Billing and purchasing

April 20, 2010

Getting paid in a timely manner for the work that you perform is critical to your profitability. So, you should define and manage your billing processes. Here are a couple of key areas.

Are quotes correlated with invoices?

Seems obvious, but care should be taken to make sure that your invoices match the quotes to which the customer has agreed. In doing so, you can greatly reduce confusion during the billing process that can result in unnecessary delays in receiving your payment. Not to mention the potential re-work.

Change Orders

It is amazing that some companies go to the effort to charge a customer for a change order, but lack the coordination on the back-end to ensure that it gets properly billed and paid. So, implement a process to ensure that you account for change orders. For instance, some Alliance Partners include a financial verification that the customer has paid all outstanding bills, before they can close a project.

Accounts Receivable

There should be a defined process to monitor your accounts receivables. Set metrics (e.g. average days outstanding) that you can monitor and work to improve.

Then, establish a process to escalate and pursue overdue accounts. This may be a function of how long it is overdue as well as how much is outstanding. Whatever works for your company – just define it and stick to it.

Accounts Payable

You should also define similar processes for purchasing to ensure that you make timely payments. I know, I know – sounds like a vendor just wants to get paid on time (and we do). But, more importantly for your business,  you can avoid problems (e.g. additional charges, credit hold, ….)


Accounting and Budgeting

April 13, 2010

As a system integrator’s business grows to take on more projects, it is important to get a handle on your finances. How is money being allocated and spent? Are the expenses being documented and accounted for?

Chart Your Course

Another basic financial process is defining your ‘Chart of Accounts’. This is a list of well-organized list of ‘accounts’ to which you can assign your financial transactions. For instance:

  • Asset (100s) Resources: cash, building, inventory, receivables
  • Liability (200s) Obligations: payables, loans, accrued interest
  • Equity (300s) Residual assets after deducting liabilities
  • Revenue (400s) Earnings: Sales, service revenue, interest income
  • Expense (500s) Expenditures: bills, rentals, depreciation, insurance

There are lots of examples of Chart of Accounts that you can find by searching the web such as this one by Small Business Notes. If you already have an accounting package, it may have a suggested format as well. After picking one, make sure that the costing codes are well-documented and consistently used, so you can enhance your financial accounting and reporting.

Within Your Budget

Once you have a reliable Chart of Accounts for tracking your expenses, it becomes much easier for you to create and monitor your budget. This will not only help you to adequately control expenses, but to plan for necessary expenditures.

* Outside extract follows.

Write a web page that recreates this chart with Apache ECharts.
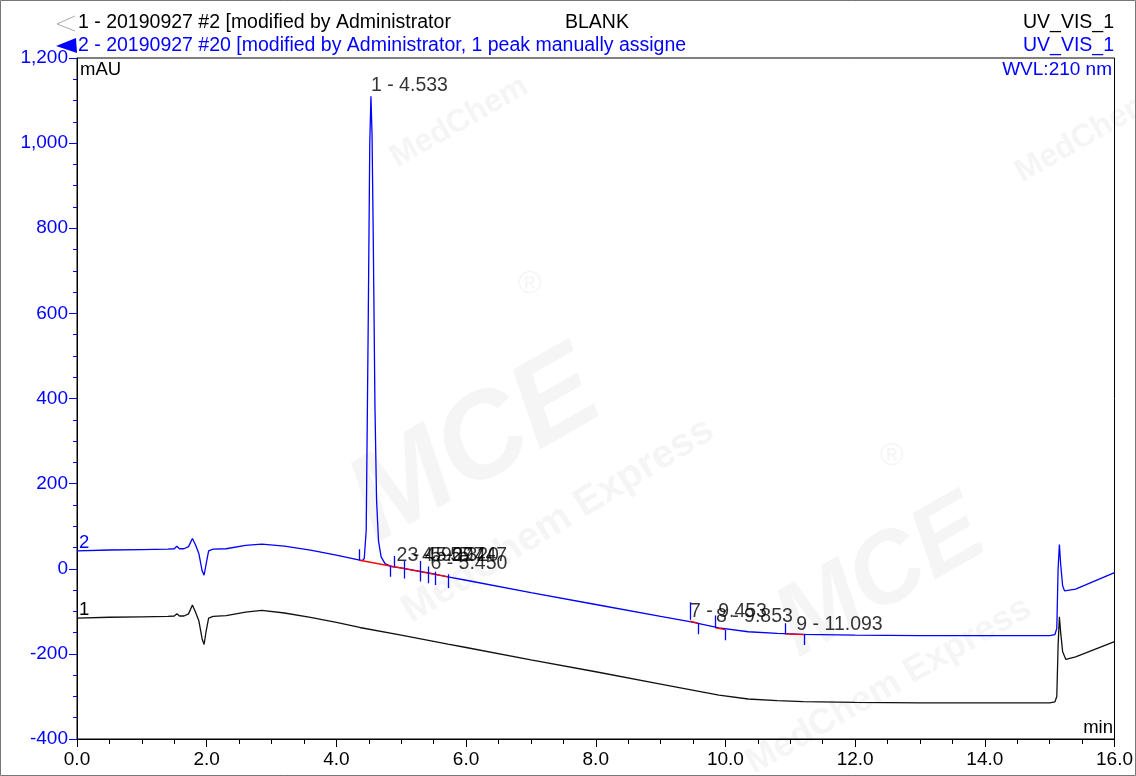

The budgeting process starts with the defined account codes and allocations for each of those areas, including plans for capital expenditures. Then, monitor the budget on a regular basis and analyze for variances.

Staying In Control

Closely tied to the budgeting process is expense procedures. You should define:

  1. The procurement process including proper authorization, guidelines for expediting items, tracking receipts, ….
  2. Adequate measures for cash control including policies for spending, standard expense forms, ….
  3. Withdrawal policies (e.g. who, how much, what conditions, …) to reduce risk of embezzlement.

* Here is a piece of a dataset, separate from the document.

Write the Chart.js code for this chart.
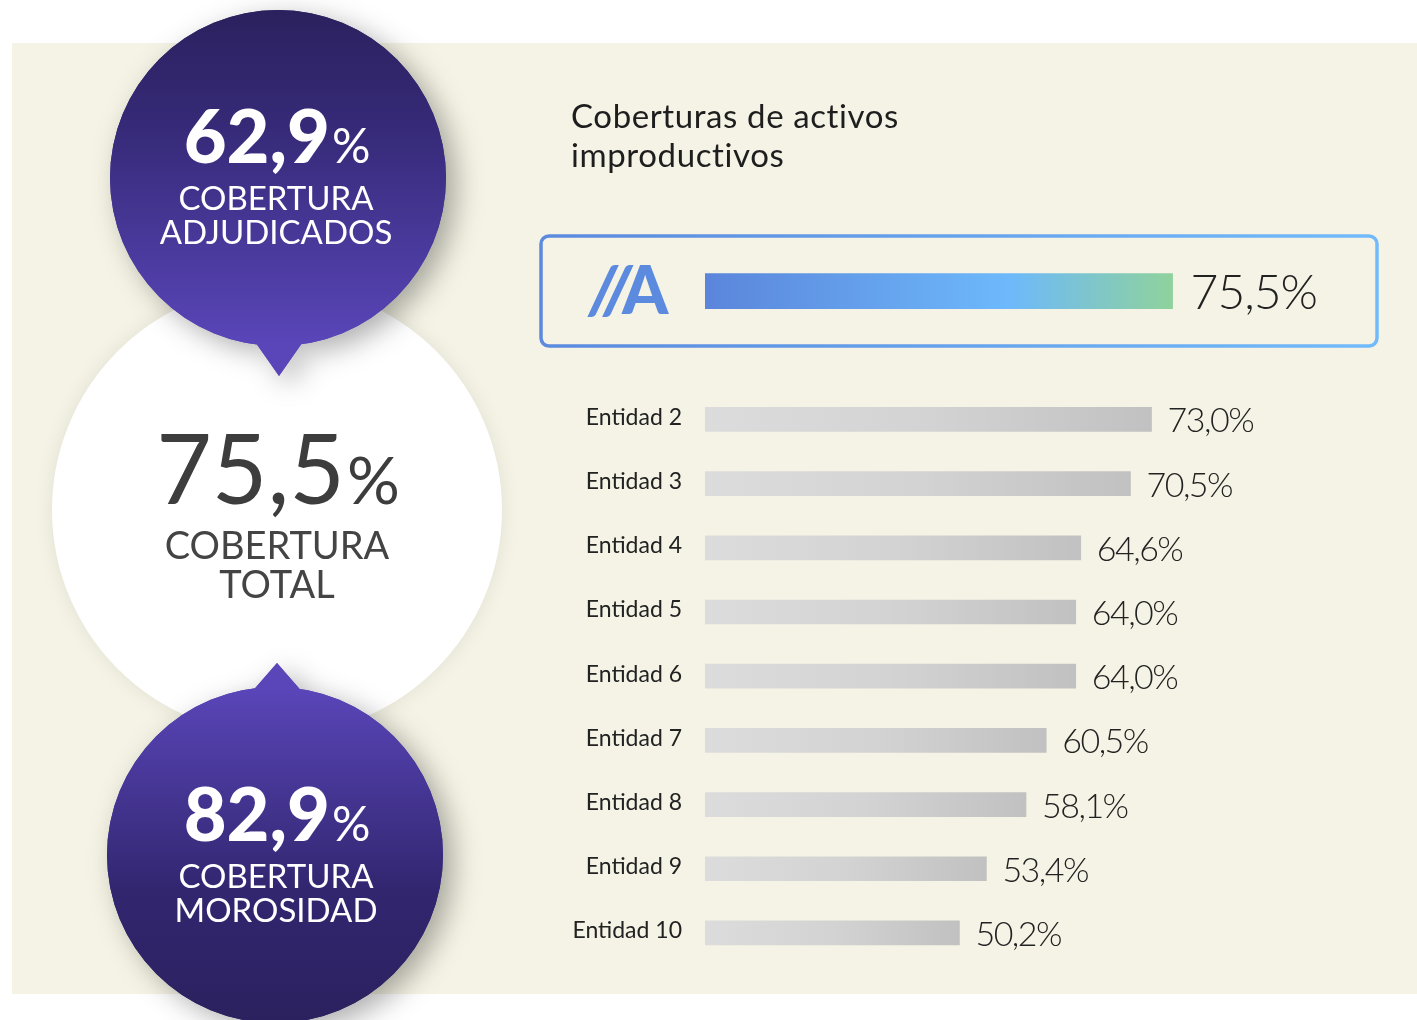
<!DOCTYPE html>
<html><head><meta charset="utf-8">
<script src="https://cdn.jsdelivr.net/npm/chart.js@4.4.0/dist/chart.umd.min.js"></script>
<style>html,body{margin:0;padding:0;background:#fff;}canvas{display:block;}</style>
</head><body>
<canvas id="c" width="1417" height="1020"></canvas>
<script>
const categories = ["//A", "", "Entidad 2", "Entidad 3", "Entidad 4", "Entidad 5", "Entidad 6", "Entidad 7", "Entidad 8", "Entidad 9", "Entidad 10"];
const ownValues = [75.5, null, null, null, null, null, null, null, null, null, null];
const peerValues = [null, null, 73.0, 70.5, 64.6, 64.0, 64.0, 60.5, 58.1, 53.4, 50.2];
const valueLabels = ["75,5%", "", "73,0%", "70,5%", "64,6%", "64,0%", "64,0%", "60,5%", "58,1%", "53,4%", "50,2%"];
const titleLines = ["Coberturas de activos", "improductivos"];
const bubbles = [
  {num: "62,9", lines: ["COBERTURA", "ADJUDICADOS"]},
  {num: "75,5", lines: ["COBERTURA", "TOTAL"]},
  {num: "82,9", lines: ["COBERTURA", "MOROSIDAD"]}
];
const AXIS_MIN = 20, AXIS_MAX = 100;

function barGradient(ctx, stops) {
  const chart = ctx.chart;
  if (!chart.chartArea || ctx.raw == null) return stops[0][1];
  const xs = chart.scales.x;
  const x0 = xs.getPixelForValue(AXIS_MIN), x1 = xs.getPixelForValue(ctx.raw);
  const g = chart.ctx.createLinearGradient(x0, 0, x1, 0);
  stops.forEach(s => g.addColorStop(s[0], s[1]));
  return g;
}

function drawBubble(c, cx, cy, r, tipX, tipY, baseY, halfW, topDark) {
  const g = c.createLinearGradient(0, cy - r, 0, cy + r);
  if (topDark) { g.addColorStop(0, '#2b215e'); g.addColorStop(0.35, '#362a78'); g.addColorStop(1, '#5a46b9'); }
  else { g.addColorStop(0, '#5a46b9'); g.addColorStop(0.6, '#322670'); g.addColorStop(1, '#2b215e'); }
  c.save();
  c.shadowColor = 'rgba(0,0,0,0.32)';
  c.shadowBlur = 28; c.shadowOffsetX = 10; c.shadowOffsetY = 8;
  c.fillStyle = g;
  c.beginPath();
  c.arc(cx, cy, r, 0, Math.PI * 2);
  c.closePath();
  c.moveTo(tipX - halfW, baseY);
  c.lineTo(tipX, tipY);
  c.lineTo(tipX + halfW, baseY);
  c.closePath();
  c.fill('evenodd' === 'x' ? 'evenodd' : 'nonzero');
  c.restore();
  // redraw triangle without shadow to ensure solid union
  c.save();
  c.fillStyle = g;
  c.beginPath();
  c.moveTo(tipX - halfW, baseY);
  c.lineTo(tipX, tipY);
  c.lineTo(tipX + halfW, baseY);
  c.closePath();
  c.fill();
  c.beginPath();
  c.arc(cx, cy, r, 0, Math.PI * 2);
  c.fill();
  c.restore();
}

function drawNumber(c, cx, baseline, num, bigFont, pctFont, color) {
  c.fillStyle = color;
  c.textBaseline = 'alphabetic';
  c.textAlign = 'left';
  c.font = bigFont; const w1 = c.measureText(num).width;
  c.font = pctFont; const w2 = c.measureText('%').width;
  const x = cx - (w1 + w2) / 2;
  c.font = bigFont; c.fillText(num, x, baseline);
  c.font = pctFont; c.fillText('%', x + w1 + 2, baseline);
}

const backdrop = {
  id: 'backdrop',
  beforeDraw(chart) {
    const c = chart.ctx;
    c.save();
    c.fillStyle = '#ffffff'; c.fillRect(0, 0, 1417, 1020);
    c.fillStyle = '#f5f3e5'; c.fillRect(12, 43, 1405, 951);
    // white middle circle
    c.save();
    c.shadowColor = 'rgba(0,0,0,0.08)'; c.shadowBlur = 20;
    c.fillStyle = '#ffffff';
    c.beginPath(); c.arc(277, 510, 225, 0, Math.PI * 2); c.fill();
    c.restore();
    drawBubble(c, 278, 178, 168, 279, 376, 336, 28, true);
    drawBubble(c, 275, 855, 168, 277, 663, 694, 27, false);
    // bubble texts
    drawNumber(c, 276, 163, bubbles[0].num, '900 74px Lato', '400 48px Lato', '#ffffff');
    c.textAlign = 'center'; c.font = '400 33px Lato'; c.fillStyle = '#ffffff';
    c.fillText(bubbles[0].lines[0], 276, 210);
    c.fillText(bubbles[0].lines[1], 276, 244);
    drawNumber(c, 277, 504, bubbles[1].num, '400 96px Lato', '400 66px Lato', '#3d3d3d');
    c.textAlign = 'center'; c.font = '400 38px Lato'; c.fillStyle = '#444444';
    c.fillText(bubbles[1].lines[0], 277, 559);
    c.fillText(bubbles[1].lines[1], 277, 598);
    drawNumber(c, 276, 841, bubbles[2].num, '900 74px Lato', '400 48px Lato', '#ffffff');
    c.textAlign = 'center'; c.font = '400 33px Lato'; c.fillStyle = '#ffffff';
    c.fillText(bubbles[2].lines[0], 276, 888);
    c.fillText(bubbles[2].lines[1], 276, 922);
    // title
    c.textAlign = 'left'; c.fillStyle = '#1e1e1e'; c.font = '400 33px Lato';
    c.letterSpacing = '0.6px';
    c.fillText(titleLines[0], 571, 128);
    c.fillText(titleLines[1], 571, 167);
    c.letterSpacing = '0px';
    // highlight box
    const bg = c.createLinearGradient(540, 0, 1378, 0);
    bg.addColorStop(0, '#5b8ade'); bg.addColorStop(1, '#72bbfb');
    c.strokeStyle = bg; c.lineWidth = 3.5;
    c.beginPath(); c.roundRect(541, 236, 836, 110, 8); c.stroke();
    c.restore();
  },
  afterDatasetsDraw(chart) {
    const c = chart.ctx;
    const ys = chart.scales.y;
    c.save();
    c.textBaseline = 'middle';
    categories.forEach((lab, i) => {
      const y = ys.getPixelForValue(i);
      if (i === 0) {
        c.fillStyle = '#5b8ade';
        c.textAlign = 'right';
        c.font = 'italic 900 66px Lato';
        c.fillText(lab.slice(0, 2), 632, y + 2);
        c.font = '900 66px Lato';
        c.textAlign = 'left';
        c.fillText(lab.slice(2), 622, y + 2);
      } else if (lab) {
        c.textAlign = 'right'; c.fillStyle = '#222222'; c.font = '400 23px Lato';
        c.fillText(lab, 682, y - 2);
      }
    });
    [0, 1].forEach(di => {
      const meta = chart.getDatasetMeta(di);
      meta.data.forEach((el, i) => {
        const v = chart.data.datasets[di].data[i];
        if (v == null) return;
        c.textAlign = 'left'; c.fillStyle = '#222222';
        c.font = di === 0 ? '300 48px Lato' : '300 34px Lato';
        c.letterSpacing = di === 0 ? '-1px' : '-1.5px';
        c.fillText(valueLabels[i], el.x + (di === 0 ? 18 : 16), el.y + 2);
      });
    });
    c.letterSpacing = '0px';
    c.restore();
  }
};

new Chart(document.getElementById('c'), {
  type: 'bar',
  data: {
    labels: categories,
    datasets: [
      { data: ownValues, grouped: false, barThickness: 35, borderWidth: 0,
        backgroundColor: ctx => barGradient(ctx, [[0, '#5b85db'], [0.65, '#6db9fb'], [1, '#8fd29c']]) },
      { data: peerValues, grouped: false, barThickness: 24, borderWidth: 0,
        backgroundColor: ctx => barGradient(ctx, [[0, '#dcdcdc'], [0.5, '#d3d3d3'], [1, '#c1c1c1']]) }
    ]
  },
  options: {
    indexAxis: 'y',
    responsive: false,
    animation: false,
    devicePixelRatio: 1,
    layout: { padding: { left: 705, right: 38, top: 259, bottom: 55 } },
    plugins: { legend: { display: false }, tooltip: { enabled: false } },
    scales: {
      x: { display: false, min: AXIS_MIN, max: AXIS_MAX, grid: { display: false } },
      y: { display: false, grid: { display: false } }
    }
  },
  plugins: [backdrop]
});
</script>
</body></html>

I realize that, in small companies, it is easy to say that we trust our employees, but it is still prudent to have reasonable measures to budget for and control expenses.


Basic Accounting

April 6, 2010

Regardless of whether you have a full-time controller or a bookkeeper that works with an external CPA, you need someone to ensure that you follow good accounting procedures.

General Accepted Accounting Procedures

GAAP is the term used to refer to the standard framework of guidelines for financial accounting used in any given jurisdiction. GAAP includes the standards, conventions, and rules accountants follow in recording and summarizing transactions, and in the preparation of financial statements.

Good accounting packages for the system integration business are hard to find (or expensive). Some that are specifically designed for service-oriented businesses are:

Cash vs. Accural

There are two common accounting methods:

  1. Cash method – You record a financial transaction only when you receive or make a payment. This method is common for personal finances because it is less time-consuming, but it is limited. And, you can distort your income if you use credit or have inventory.
  2. Accrual method – You record when you sell or receive a part or service, not just when the payment is made. The method is more common in businesses because it provides a more accurate financial picture – by reflecting when value is created/transferred. Then, you can match income earned with expenses during a specific period.

While a lone consultant may find the cash method sufficient to run his business, most Alliance Partners quickly move to the accrual method as they begin to growth their business to handle the complexity of multiple projects by a staff of developers.